Jammaz bin Abdullah Al-Suhaimi (1945 - 28 November 2017) was a Saudi businessman and former chairman of the Capital Markets Authority of Saudi Arabia. His obituary in Euromoney described him as "a hugely influential and visionary figure in the development of the Saudi financial markets".

==Early life and education==

Born in 1945 in Al-Quway'iyah, Riyadh. Jammaz Al-Suhaimi attended the King Saud University, where he earned a bachelor's degree in electrical engineering. He also received a bachelor's degree in electrical engineering from the University of Washington in Seattle.

==Career==

Al-Suhaimi joined the Saudi Arabian Monetary Authority (SAMA) in 1984 as director-general for banking control, to become deputy governor of SAMA from 1989 to 2004.

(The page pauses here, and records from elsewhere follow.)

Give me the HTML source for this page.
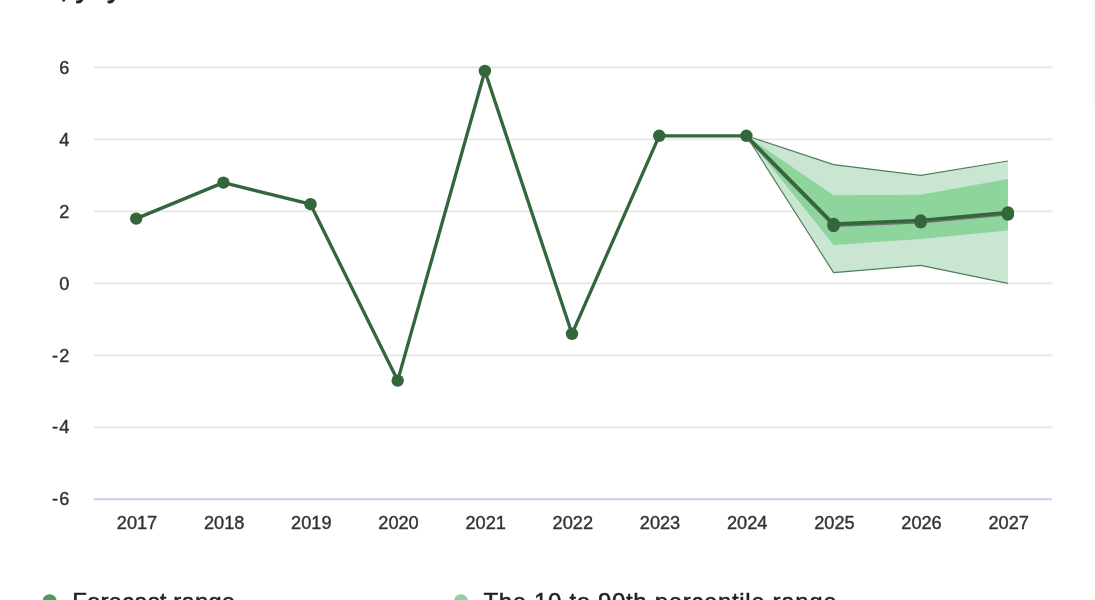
<!DOCTYPE html>
<html lang="en">
<head>
<meta charset="utf-8">
<title>Forecast chart</title>
<style>
html, body { margin: 0; padding: 0; background: #ffffff; }
body { width: 1095px; height: 600px; overflow: hidden; font-family: "Liberation Sans", sans-serif; }
svg { display: block; }
.ax { font-family: "Liberation Sans", sans-serif; font-size: 18.2px; fill: #333333; stroke: #333333; stroke-width: 0.4px; }
.lg { font-family: "Liberation Sans", sans-serif; font-size: 24px; fill: #222222; stroke: #222222; stroke-width: 0.5px; }
.tt { font-family: "Liberation Sans", sans-serif; font-size: 30px; fill: #222222; stroke: #222222; stroke-width: 0.8px; }
</style>
</head>
<body>
<svg width="1095" height="600" viewBox="0 0 1095 600">
<rect x="94.0" y="66.5" width="958.0" height="1.8" fill="#e6e6e6"/>
<rect x="94.0" y="138.5" width="958.0" height="1.8" fill="#e6e6e6"/>
<rect x="94.0" y="210.5" width="958.0" height="1.8" fill="#e6e6e6"/>
<rect x="94.0" y="282.5" width="958.0" height="1.8" fill="#e6e6e6"/>
<rect x="94.0" y="354.5" width="958.0" height="1.8" fill="#e6e6e6"/>
<rect x="94.0" y="426.5" width="958.0" height="1.8" fill="#e6e6e6"/>
<rect x="93.5" y="498.1" width="958.5" height="2.2" fill="#d0d4ec"/>
<text x="69.3" y="74.4" text-anchor="end" class="ax">6</text>
<text x="69.3" y="146.2" text-anchor="end" class="ax">4</text>
<text x="69.3" y="218.0" text-anchor="end" class="ax">2</text>
<text x="69.3" y="289.8" text-anchor="end" class="ax">0</text>
<text x="69.3" y="361.6" text-anchor="end" class="ax">-<tspan dx="1.1">2</tspan></text>
<text x="69.3" y="433.4" text-anchor="end" class="ax">-<tspan dx="1.1">4</tspan></text>
<text x="69.3" y="505.2" text-anchor="end" class="ax">-<tspan dx="1.1">6</tspan></text>
<text x="137.0" y="529.2" text-anchor="middle" class="ax">2017</text>
<text x="224.2" y="529.2" text-anchor="middle" class="ax">2018</text>
<text x="311.3" y="529.2" text-anchor="middle" class="ax">2019</text>
<text x="398.5" y="529.2" text-anchor="middle" class="ax">2020</text>
<text x="485.7" y="529.2" text-anchor="middle" class="ax">2021</text>
<text x="572.8" y="529.2" text-anchor="middle" class="ax">2022</text>
<text x="660.0" y="529.2" text-anchor="middle" class="ax">2023</text>
<text x="747.2" y="529.2" text-anchor="middle" class="ax">2024</text>
<text x="834.4" y="529.2" text-anchor="middle" class="ax">2025</text>
<text x="921.5" y="529.2" text-anchor="middle" class="ax">2026</text>
<text x="1008.7" y="529.2" text-anchor="middle" class="ax">2027</text>
<polygon points="746.4,135.8 833.6,164.6 920.7,175.4 1007.9,161.0 1007.9,283.4 920.7,265.4 833.6,272.6" fill="#cae5d1"/>
<polyline points="746.4,135.8 833.6,164.6 920.7,175.4 1007.9,161.0" fill="none" stroke="#4d805b" stroke-width="1.2" stroke-linejoin="round"/>
<polyline points="746.4,135.8 833.6,272.6 920.7,265.4 1007.9,283.4" fill="none" stroke="#4d805b" stroke-width="1.2" stroke-linejoin="round"/>
<polygon points="746.4,135.8 833.6,195.2 920.7,194.8 1007.9,179.0 1007.9,230.5 920.7,239.1 833.6,244.9" fill="#8dd59c"/>
<polyline points="746.4,137.6 833.6,225.8 920.7,222.2 1007.9,214.3" fill="none" stroke="#6f6f6f" stroke-width="2.4" stroke-linejoin="round" stroke-linecap="round"/>
<polyline points="136.2,218.6 223.4,182.6 310.5,204.2 397.7,380.6 484.9,71.0 572.0,333.8 659.2,135.8 746.4,135.8 833.6,224.0 920.7,220.4 1007.9,212.5" fill="none" stroke="#33663a" stroke-width="3.3" stroke-linejoin="round" stroke-linecap="round"/>
<circle cx="136.2" cy="218.6" r="6.2" fill="#33663a"/>
<circle cx="223.4" cy="182.6" r="6.2" fill="#33663a"/>
<circle cx="310.5" cy="204.2" r="6.2" fill="#33663a"/>
<circle cx="397.7" cy="380.6" r="6.2" fill="#33663a"/>
<circle cx="484.9" cy="71.0" r="6.2" fill="#33663a"/>
<circle cx="572.0" cy="333.8" r="6.2" fill="#33663a"/>
<circle cx="659.2" cy="135.8" r="6.2" fill="#33663a"/>
<circle cx="746.4" cy="135.8" r="6.2" fill="#33663a"/>
<circle cx="833.6" cy="224.0" r="6.2" fill="#33663a"/>
<circle cx="920.7" cy="220.4" r="6.2" fill="#33663a"/>
<circle cx="1007.9" cy="212.5" r="6.2" fill="#33663a"/>
<circle cx="833.6" cy="226.0" r="6.2" fill="#33663a"/>
<circle cx="920.7" cy="222.4" r="6.2" fill="#33663a"/>
<circle cx="1007.9" cy="214.5" r="6.2" fill="#33663a"/>
<circle cx="49.6" cy="601.2" r="7" fill="#4c9a5c"/>
<circle cx="461" cy="601.2" r="7" fill="#8fd4a0"/>
<text x="72.2" y="609.5" class="lg" textLength="163" lengthAdjust="spacing">Forecast range</text>
<text x="483.5" y="609.5" class="lg" textLength="353" lengthAdjust="spacing">The 10 to 90th percentile range</text>
<text x="34 60 68 75.5 93 107" y="-2.9" class="tt">%, y/y</text>
<rect x="1093.5" y="0" width="1.5" height="110" fill="#f7f7f9"/>
</svg>
</body>
</html>
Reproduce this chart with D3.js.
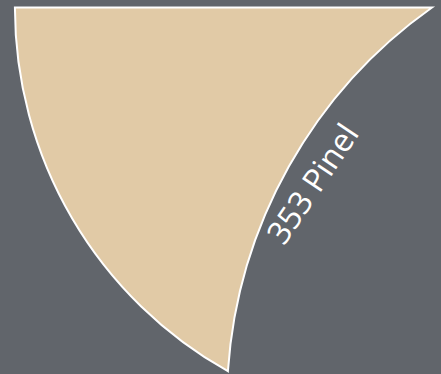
<!DOCTYPE html>
<html>
<head>
<meta charset="utf-8">
<script src="https://cdn.jsdelivr.net/npm/d3@7"></script>
<style>
  html, body { margin: 0; padding: 0; background: #61656b; }
  svg { display: block; }
</style>
</head>
<body>
<script>
// ---- data ----
const setNames = ["Ensemble", "Pinel"];
const setSizes = [260, 353];
const labelSet = 1; // index of the labelled set

// ---- layout ----
const width = 441, height = 374;
const colors = ["#e1caa6", "#61656b"];
const bg = "#61656b";

const rScale = d3.scaleSqrt().domain([0, d3.max(setSizes)]).range([0, 486]);
const rA = rScale(setSizes[0]);
const rB = rScale(setSizes[1]);

// zoomed view: centre of the first set at the top-right corner
const cA = [width - 9, 7.5];
const phi = Math.atan2(397, 281);
const cB = [cA[0] + rB * Math.cos(phi), cA[1] + rB * Math.sin(phi)];

// intersection of the two circles (lower point)
function circleIntersect(c1, r1, c2, r2) {
  const dx = c2[0] - c1[0], dy = c2[1] - c1[1];
  const d = Math.hypot(dx, dy);
  const a = (r1 * r1 - r2 * r2 + d * d) / (2 * d);
  const h = Math.sqrt(Math.max(0, r1 * r1 - a * a));
  const ux = dx / d, uy = dy / d;
  const px = c1[0] + a * ux, py = c1[1] + a * uy;
  return [[px - h * uy, py + h * ux], [px + h * uy, py - h * ux]];
}
const pts = circleIntersect(cA, rA, cB, rB);
const tip = pts[0][1] > pts[1][1] ? pts[0] : pts[1];

// where the horizontal through cA meets circle B (leftmost)
const dyTop = cA[1] - cB[1];
const topX = cB[0] - Math.sqrt(Math.max(0, rB * rB - dyTop * dyTop));
const pTop = [topX, cA[1]];

const svg = d3.select("body").append("svg")
  .attr("width", width).attr("height", height);

svg.append("rect").attr("width", width).attr("height", height).attr("fill", bg);

// shape of set A outside set B, below the axis line
const p = d3.path();
p.moveTo(cA[0] - rA, cA[1]);
p.lineTo(pTop[0], pTop[1]);
const angTopB = Math.atan2(pTop[1] - cB[1], pTop[0] - cB[0]);
const angTipB = Math.atan2(tip[1] - cB[1], tip[0] - cB[0]);
p.arc(cB[0], cB[1], rB, angTopB, angTipB, true);
const angTipA = Math.atan2(tip[1] - cA[1], tip[0] - cA[0]);
p.arc(cA[0], cA[1], rA, angTipA, Math.PI, false);
p.closePath();

svg.append("path")
  .attr("d", p.toString())
  .attr("fill", colors[0])
  .attr("stroke", "#ffffff")
  .attr("stroke-width", 2)
  .attr("stroke-linejoin", "miter");

// label of set B, placed along its arc
const labAng = Math.atan2(-221, -401);
const labR = rB - 28;
const lx = cB[0] + labR * Math.cos(labAng);
const ly = cB[1] + labR * Math.sin(labAng);
svg.append("text")
  .attr("transform", `translate(${lx},${ly}) rotate(-56)`)
  .attr("text-anchor", "middle")
  .attr("dominant-baseline", "central")
  .attr("fill", "#ffffff")
  .attr("font-family", "'Open Sans', sans-serif")
  .attr("font-size", 32)
  .text(`${setSizes[labelSet]} ${setNames[labelSet]}`);
</script>
</body>
</html>
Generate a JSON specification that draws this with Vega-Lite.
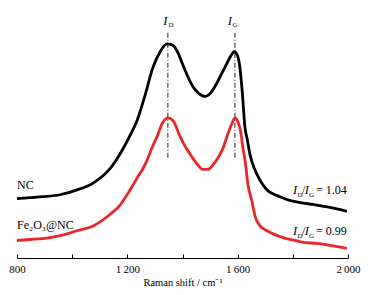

In July 2004 he was appointed as the first secretary general of the Capital Markets Authority of Saudi Arabia (CMA). He served in the position until May 13, 2006, when he was replaced by Abdulrahman al-Tuwaijri.

Al-Suhaimi was the chairman of the Gulf International Bank from May 2008 until his death in November 2017. He was on the boards of directors of several organizations, such as the General Petroleum and Minerals Organization and the Saudi Arabian General Investment Authority.

Sarah Al-Suhaimi, his daughter, is the first Saudi woman to chair the Saudi Arabian stock exchange (Tadawul).